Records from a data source
--*--

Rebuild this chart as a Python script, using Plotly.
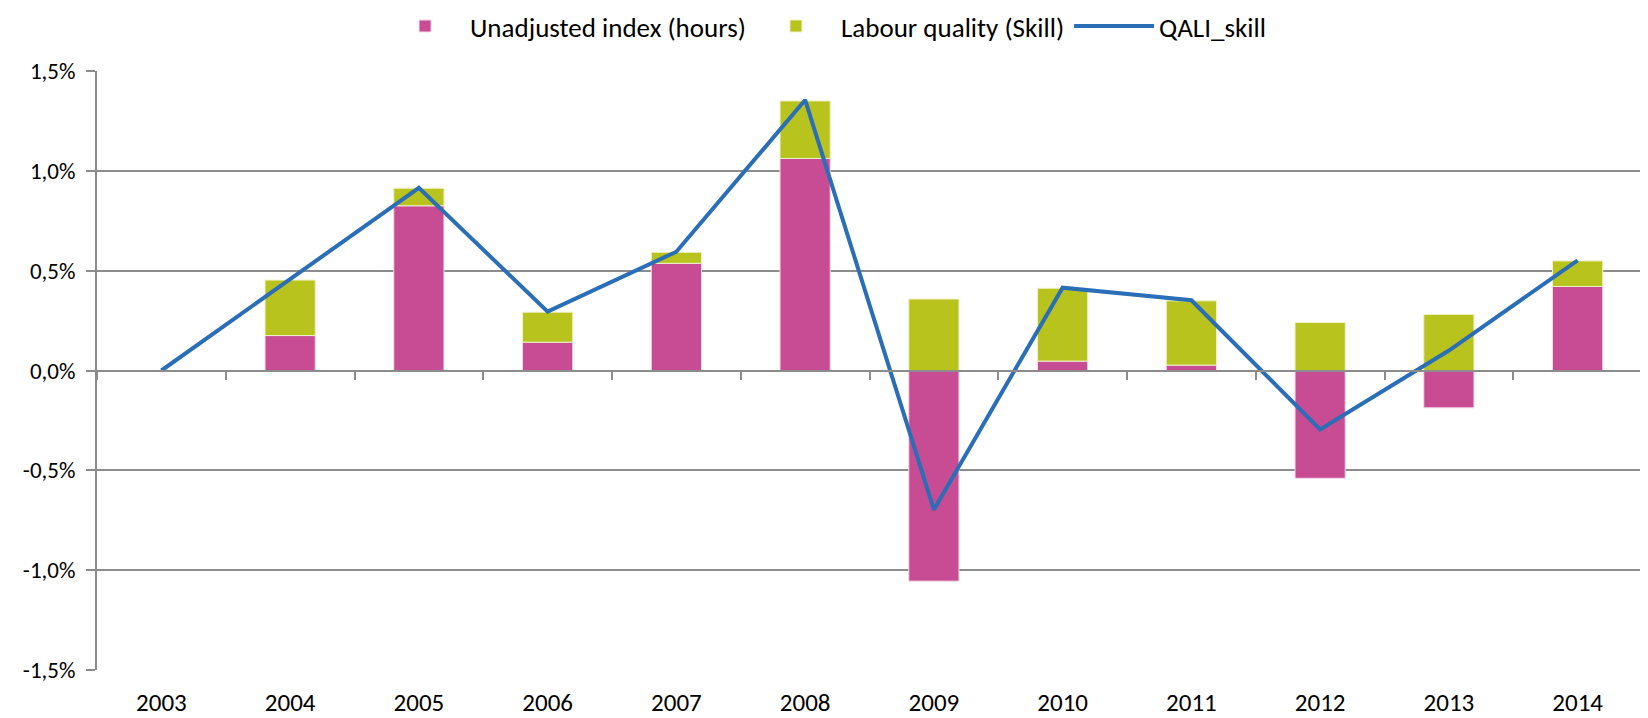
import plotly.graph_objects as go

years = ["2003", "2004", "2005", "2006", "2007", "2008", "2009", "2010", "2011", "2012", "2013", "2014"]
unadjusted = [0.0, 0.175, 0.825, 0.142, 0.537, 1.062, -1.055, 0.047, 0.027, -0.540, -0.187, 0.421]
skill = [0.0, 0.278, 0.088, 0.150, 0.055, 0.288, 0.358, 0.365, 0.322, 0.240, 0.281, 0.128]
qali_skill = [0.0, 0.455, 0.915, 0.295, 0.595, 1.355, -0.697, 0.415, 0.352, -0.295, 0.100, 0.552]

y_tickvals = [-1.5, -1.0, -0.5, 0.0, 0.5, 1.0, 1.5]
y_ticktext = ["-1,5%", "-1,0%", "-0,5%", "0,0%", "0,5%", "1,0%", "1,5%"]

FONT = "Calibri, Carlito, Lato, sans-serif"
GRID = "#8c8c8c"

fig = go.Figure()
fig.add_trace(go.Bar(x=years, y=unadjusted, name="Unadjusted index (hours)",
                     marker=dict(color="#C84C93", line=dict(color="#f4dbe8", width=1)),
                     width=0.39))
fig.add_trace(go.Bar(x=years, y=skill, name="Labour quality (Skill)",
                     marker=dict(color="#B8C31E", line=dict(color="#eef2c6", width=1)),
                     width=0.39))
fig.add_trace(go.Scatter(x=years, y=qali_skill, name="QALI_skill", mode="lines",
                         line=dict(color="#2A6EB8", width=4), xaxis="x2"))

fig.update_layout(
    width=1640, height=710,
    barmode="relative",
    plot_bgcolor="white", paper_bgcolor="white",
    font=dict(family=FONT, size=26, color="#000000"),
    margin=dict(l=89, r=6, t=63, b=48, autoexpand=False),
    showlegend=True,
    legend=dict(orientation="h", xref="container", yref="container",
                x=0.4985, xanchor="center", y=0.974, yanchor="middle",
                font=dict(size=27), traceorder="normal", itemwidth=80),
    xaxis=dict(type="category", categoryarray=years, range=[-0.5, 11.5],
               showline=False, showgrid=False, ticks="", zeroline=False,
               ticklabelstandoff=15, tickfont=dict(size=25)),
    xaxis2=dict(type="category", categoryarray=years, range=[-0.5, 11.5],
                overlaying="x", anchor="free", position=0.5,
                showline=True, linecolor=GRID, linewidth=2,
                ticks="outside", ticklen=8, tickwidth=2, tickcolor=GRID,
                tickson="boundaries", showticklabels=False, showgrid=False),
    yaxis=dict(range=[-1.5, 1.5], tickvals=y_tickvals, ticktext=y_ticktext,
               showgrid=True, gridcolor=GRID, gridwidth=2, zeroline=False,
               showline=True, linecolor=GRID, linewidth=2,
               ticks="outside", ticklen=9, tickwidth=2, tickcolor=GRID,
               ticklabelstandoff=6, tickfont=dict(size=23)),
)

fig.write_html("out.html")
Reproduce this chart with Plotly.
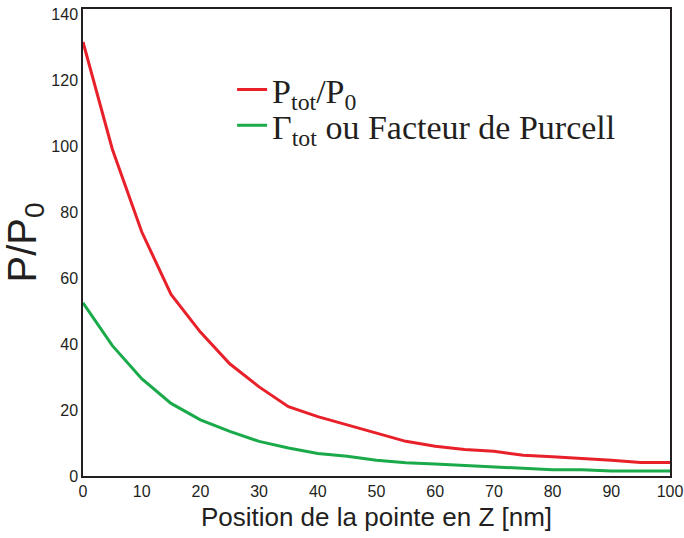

--*--

Print all of the entries word for word. Omit the pictures they contain.

**FINAL ANSWER:**
Rebuild this chart as a Python script, using Plotly.
import plotly.graph_objects as go

years = ["2003", "2004", "2005", "2006", "2007", "2008", "2009", "2010", "2011", "2012", "2013", "2014"]
unadjusted = [0.0, 0.175, 0.825, 0.142, 0.537, 1.062, -1.055, 0.047, 0.027, -0.540, -0.187, 0.421]
skill = [0.0, 0.278, 0.088, 0.150, 0.055, 0.288, 0.358, 0.365, 0.322, 0.240, 0.281, 0.128]
qali_skill = [0.0, 0.455, 0.915, 0.295, 0.595, 1.355, -0.697, 0.415, 0.352, -0.295, 0.100, 0.552]

y_tickvals = [-1.5, -1.0, -0.5, 0.0, 0.5, 1.0, 1.5]
y_ticktext = ["-1,5%", "-1,0%", "-0,5%", "0,0%", "0,5%", "1,0%", "1,5%"]

FONT = "Calibri, Carlito, Lato, sans-serif"
GRID = "#8c8c8c"

fig = go.Figure()
fig.add_trace(go.Bar(x=years, y=unadjusted, name="Unadjusted index (hours)",
                     marker=dict(color="#C84C93", line=dict(color="#f4dbe8", width=1)),
                     width=0.39))
fig.add_trace(go.Bar(x=years, y=skill, name="Labour quality (Skill)",
                     marker=dict(color="#B8C31E", line=dict(color="#eef2c6", width=1)),
                     width=0.39))
fig.add_trace(go.Scatter(x=years, y=qali_skill, name="QALI_skill", mode="lines",
                         line=dict(color="#2A6EB8", width=4), xaxis="x2"))

fig.update_layout(
    width=1640, height=710,
    barmode="relative",
    plot_bgcolor="white", paper_bgcolor="white",
    font=dict(family=FONT, size=26, color="#000000"),
    margin=dict(l=89, r=6, t=63, b=48, autoexpand=False),
    showlegend=True,
    legend=dict(orientation="h", xref="container", yref="container",
                x=0.4985, xanchor="center", y=0.974, yanchor="middle",
                font=dict(size=27), traceorder="normal", itemwidth=80),
    xaxis=dict(type="category", categoryarray=years, range=[-0.5, 11.5],
               showline=False, showgrid=False, ticks="", zeroline=False,
               ticklabelstandoff=15, tickfont=dict(size=25)),
    xaxis2=dict(type="category", categoryarray=years, range=[-0.5, 11.5],
                overlaying="x", anchor="free", position=0.5,
                showline=True, linecolor=GRID, linewidth=2,
                ticks="outside", ticklen=8, tickwidth=2, tickcolor=GRID,
                tickson="boundaries", showticklabels=False, showgrid=False),
    yaxis=dict(range=[-1.5, 1.5], tickvals=y_tickvals, ticktext=y_ticktext,
               showgrid=True, gridcolor=GRID, gridwidth=2, zeroline=False,
               showline=True, linecolor=GRID, linewidth=2,
               ticks="outside", ticklen=9, tickwidth=2, tickcolor=GRID,
               ticklabelstandoff=6, tickfont=dict(size=23)),
)

fig.write_html("out.html")
Reproduce this chart with Plotly.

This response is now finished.